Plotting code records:
= = =
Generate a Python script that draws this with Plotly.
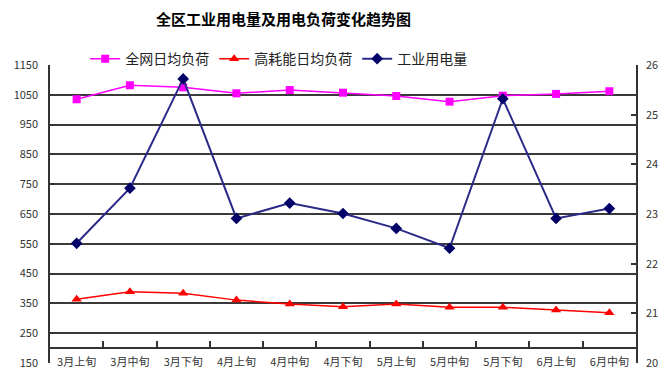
import plotly.graph_objects as go

categories = ["3月上旬", "3月中旬", "3月下旬", "4月上旬", "4月中旬", "4月下旬",
              "5月上旬", "5月中旬", "5月下旬", "6月上旬", "6月中旬"]
grid_load = [1035, 1082, 1075, 1055, 1066, 1057, 1046, 1027, 1047, 1053, 1062]
high_energy_load = [364, 389, 384, 361, 348, 339, 348, 337, 337, 328, 319]
industrial_power = [22.41, 23.52, 25.72, 22.91, 23.22, 23.01, 22.71, 22.31, 25.32, 22.91, 23.11]

left_ticks = [150, 250, 350, 450, 550, 650, 750, 850, 950, 1050, 1150]
grid_ticks = [250, 350, 450, 550, 650, 750, 850, 950, 1050]
right_ticks = [20, 21, 22, 23, 24, 25, 26]

FONT = "Noto Sans CJK SC, Liberation Sans, sans-serif"

fig = go.Figure()

fig.add_trace(go.Scatter(
    x=categories, y=grid_load, name="全网日均负荷", mode="lines+markers",
    line=dict(color="#FF00FF", width=1.5),
    marker=dict(symbol="square", size=8, color="#FF00FF"),
    xaxis="x", yaxis="y"))
fig.add_trace(go.Scatter(
    x=categories, y=high_energy_load, name="高耗能日均负荷", mode="lines+markers",
    line=dict(color="#FF0000", width=1.5),
    marker=dict(symbol="triangle-up", size=9, color="#FF0000"),
    xaxis="x", yaxis="y"))
fig.add_trace(go.Scatter(
    x=categories, y=industrial_power, name="工业用电量", mode="lines+markers",
    line=dict(color="#2A2A88", width=2),
    marker=dict(symbol="diamond", size=9, color="#000066"),
    xaxis="x", yaxis="y2"))

fig.update_layout(
    width=672, height=379,
    margin=dict(l=42, r=44, t=57, b=24, autoexpand=False),
    paper_bgcolor="white", plot_bgcolor="white",
    font=dict(family=FONT, size=11, color="#333333"),
    title=dict(text="<b>全区工业用电量及用电负荷变化趋势图</b>",
               x=0.41, xanchor="center", y=0.968, yanchor="middle",
               font=dict(family=FONT, size=15, color="#000000")),
    showlegend=True,
    legend=dict(orientation="h", x=0.06, xanchor="left", y=1.02, yanchor="middle",
                font=dict(family=FONT, size=14, color="#222222"),
                bgcolor="rgba(0,0,0,0)", itemwidth=30, tracegroupgap=0),
    xaxis=dict(type="category", anchor="free", position=0.05, automargin=False,
               domain=[0, 1], showline=True, linecolor="#333333", linewidth=1.5,
               ticks="inside", ticklen=6, tickcolor="#333333", tickwidth=1.5,
               tickson="boundaries", showgrid=False, zeroline=False,
               tickfont=dict(family=FONT, size=11, color="#333333"),
               ticklabelstandoff=4,
               range=[-0.5, 10.5]),
    yaxis=dict(range=[150, 1150], tickvals=left_ticks, showgrid=False, automargin=False,
               showline=True, linecolor="#333333", linewidth=1.5,
               ticks="inside", ticklen=5, tickcolor="#333333", tickwidth=1.5,
               zeroline=False, tickfont=dict(size=11, color="#333333"),
               ticklabelstandoff=8),
    yaxis2=dict(range=[20, 26], tickvals=right_ticks, overlaying="y", side="right",
                anchor="x", showgrid=False, showline=True, linecolor="#333333",
                automargin=False,
                linewidth=1.5, ticks="inside", ticklen=5, tickcolor="#333333",
                tickwidth=1.5, zeroline=False,
                tickfont=dict(size=11, color="#333333"), ticklabelstandoff=6),
    yaxis3=dict(range=[150, 1150], tickvals=grid_ticks, overlaying="y", automargin=False,
                showgrid=True, gridcolor="#3a3a3a", gridwidth=1.5,
                showticklabels=False, showline=False, zeroline=False, ticks=""),
)

# invisible trace to activate grid axis
fig.add_trace(go.Scatter(x=[categories[0]], y=[None], yaxis="y3", xaxis="x",
                         showlegend=False, hoverinfo="skip", mode="markers"))

fig.write_html("out.html")
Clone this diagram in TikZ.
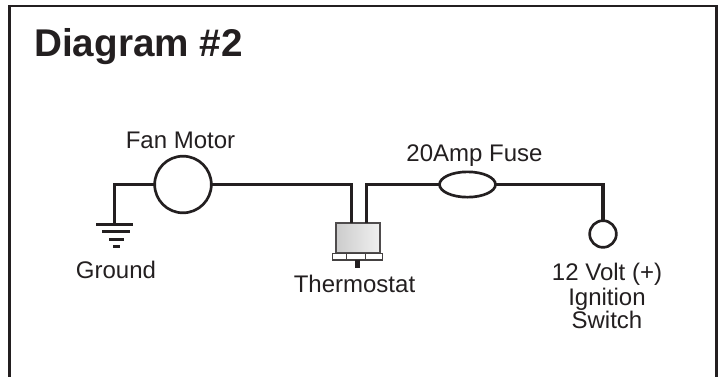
\documentclass[tikz,border=0pt]{standalone}
\usepackage{fontspec}
\usetikzlibrary{shapes.geometric}
\setmainfont{Liberation Sans}
\definecolor{ink}{HTML}{231F20}
\tikzset{
  x=0.75pt,y=-0.75pt,
  wire/.style={draw=ink,line width=2.3pt,line join=miter},
  gndline/.style={draw=ink,line width=2pt},
  thinline/.style={draw=ink!85,line width=0.8pt},
  lbl/.style={text=ink,font=\fontsize{18pt}{18pt}\selectfont,inner sep=0pt,align=center,anchor=base},
  part/.style={draw=ink,line width=2pt,fill=white,inner sep=0pt,outer sep=0pt},
}
\begin{document}
\begin{tikzpicture}
\useasboundingbox (0,0) rectangle (718,376);
\draw[draw=ink,line width=2pt] (9.5,380) -- (9.5,6) -- (716.5,6) -- (716.5,380);
\node[lbl,anchor=base west,font=\bfseries\fontsize{29pt}{32pt}\selectfont] (title) at (34,56.7) {Diagram \#2};

\node[part,circle,minimum size=42.5pt] (motor) at (183,184.5) {};
\node[part,ellipse,minimum width=42pt,minimum height=19pt] (fuse) at (467.5,184.5) {};
\node[part,circle,minimum size=20pt] (sw) at (603,234) {};

% thermostat
\node[draw=ink!80,line width=1pt,minimum width=33pt,minimum height=22.5pt,inner sep=0pt,outer sep=0pt,
  left color=black!20,right color=black!6,middle color=black!13] (body) at (358,238) {};
\node[thinline,fill=white,minimum width=37pt,minimum height=5.2pt,inner sep=0pt,outer sep=0pt] (base) at (357.5,256.5) {};
\draw[thinline] (346.3,253) -- (346.3,260);
\draw[thinline] (365.7,253) -- (365.7,260);
\coordinate (stemend) at (357.5,267.5);
\draw[draw=ink,line width=3.3pt] (base.south) -- (stemend);

% wiring
\coordinate (gnd) at (114.5,224);
\coordinate (wa) at (351.5,223);
\coordinate (wb) at (366.5,223);
\draw[wire] (motor.west) -| (gnd);
\draw[wire] (motor.east) -| (wa);
\draw[wire] (wb) |- (fuse.west);
\draw[wire] (fuse.east) -| (sw.north);

% ground
\draw[gndline] (96,224.5) -- (133,224.5);
\draw[gndline] (102,231.5) -- (130,231.5);
\draw[gndline] (109,239.5) -- (124,239.5);
\draw[gndline] (113,246.5) -- (120,246.5);

\node[lbl] (lfan) at (180.5,148.5) {Fan Motor};
\node[lbl] (lfuse) at (474.5,161.5) {20Amp Fuse};
\node[lbl] (lgnd) at (116,278) {Ground};
\node[lbl] (lth) at (354.5,292) {Thermostat};
\node[lbl,anchor=center] (lsw) at (607,295.5) {12 Volt (+)\\[1.1pt]Ignition\\[-1.1pt]Switch};
\end{tikzpicture}
\end{document}
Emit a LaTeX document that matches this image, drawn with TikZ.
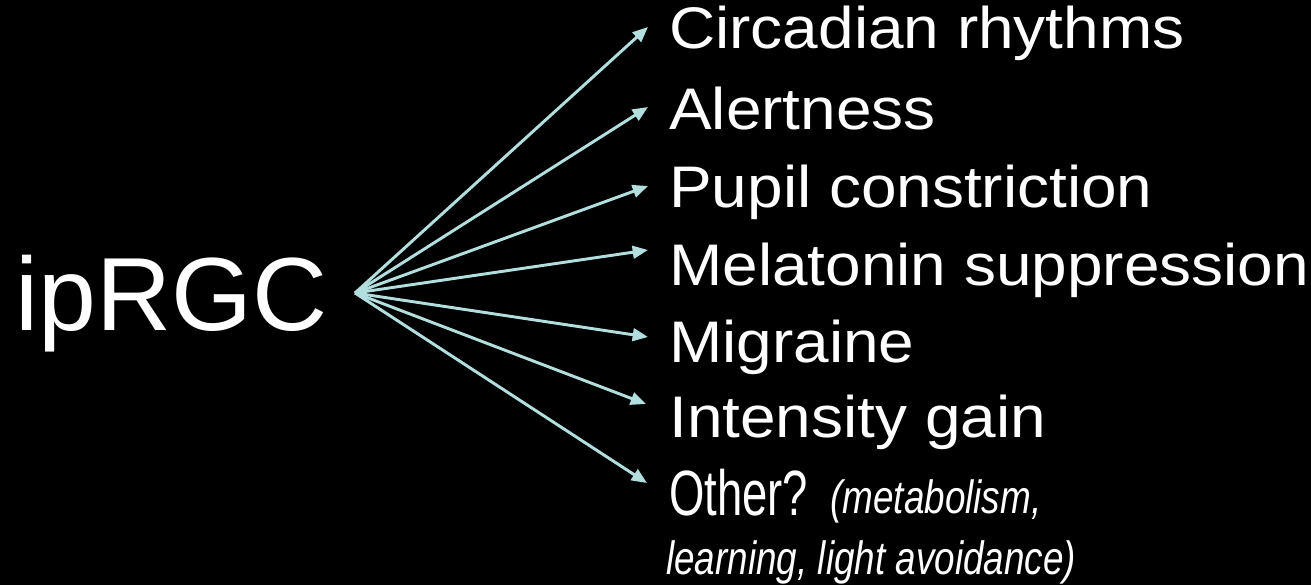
\documentclass[tikz,border=0pt]{standalone}
\usepackage{fontspec}
\setmainfont{Liberation Sans}
\newfontfamily\mainwide[FakeStretch=1.09]{Liberation Sans}
\newfontfamily\othernarrow[FakeStretch=0.71]{Liberation Sans}
\newfontfamily\itnarrow[FakeStretch=0.79]{Liberation Sans}
\usetikzlibrary{arrows.meta}
\definecolor{arrowc}{HTML}{B2DEDE}
\tikzset{
  lbl/.style={anchor=base west, inner sep=0pt, text=white, font=\mainwide\fontsize{44}{50}\selectfont},
  oth/.style={anchor=base west, inner sep=0pt, text=white, font=\othernarrow\fontsize{48}{54}\selectfont},
  sub/.style={anchor=base west, inner sep=0pt, text=white, font=\itnarrow\fontsize{35}{40}\selectfont\itshape},
  big/.style={anchor=base west, inner sep=0pt, text=white, font=\fontsize{78}{88}\selectfont},
  conn/.style={draw=arrowc, line width=2.2pt, -{Triangle[length=11.5pt,width=9.5pt]}}
}
\begin{document}
\begin{tikzpicture}[x=0.75pt,y=-0.75pt]
\fill[black] (0,0) rectangle (1311,585);
\useasboundingbox (0,0) rectangle (1311,585);
\node[big] (ip) at (15,330) {ipRGC};
\coordinate (o) at (355,293);
\node[lbl] (t1) at (669,49) {Circadian rhythms};
\node[lbl] (t2) at (669,129) {Alertness};
\node[lbl] (t3) at (669,207) {Pupil constriction};
\node[lbl] (t4) at (669,285) {Melatonin suppression};
\node[lbl] (t5) at (669,362) {Migraine};
\node[lbl] (t6) at (669,437) {Intensity gain};
\node[oth] (t7) at (669,515) {Other?};
\node[sub] (s1) at (830,513) {(metabolism,};
\node[sub] (s2) at (666,574) {learning, light avoidance)};
\coordinate (e1) at (648,27);
\coordinate (e2) at (648,107);
\coordinate (e3) at (648,186);
\coordinate (e4) at (648,250);
\coordinate (e5) at (648,337);
\coordinate (e6) at (646,404);
\coordinate (e7) at (647,483);
\foreach \i in {1,...,7} {\draw[conn] (o) -- (e\i);}
\end{tikzpicture}
\end{document}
= = =
**What is asked**.
In the records above, find the line containing "fig = go.Figure()" and output every line from the first through that one, exactly, omitting pictures.

**Correct answer**.
Generate a Python script that draws this with Plotly.
import plotly.graph_objects as go

categories = ["3月上旬", "3月中旬", "3月下旬", "4月上旬", "4月中旬", "4月下旬",
              "5月上旬", "5月中旬", "5月下旬", "6月上旬", "6月中旬"]
grid_load = [1035, 1082, 1075, 1055, 1066, 1057, 1046, 1027, 1047, 1053, 1062]
high_energy_load = [364, 389, 384, 361, 348, 339, 348, 337, 337, 328, 319]
industrial_power = [22.41, 23.52, 25.72, 22.91, 23.22, 23.01, 22.71, 22.31, 25.32, 22.91, 23.11]

left_ticks = [150, 250, 350, 450, 550, 650, 750, 850, 950, 1050, 1150]
grid_ticks = [250, 350, 450, 550, 650, 750, 850, 950, 1050]
right_ticks = [20, 21, 22, 23, 24, 25, 26]

FONT = "Noto Sans CJK SC, Liberation Sans, sans-serif"

fig = go.Figure()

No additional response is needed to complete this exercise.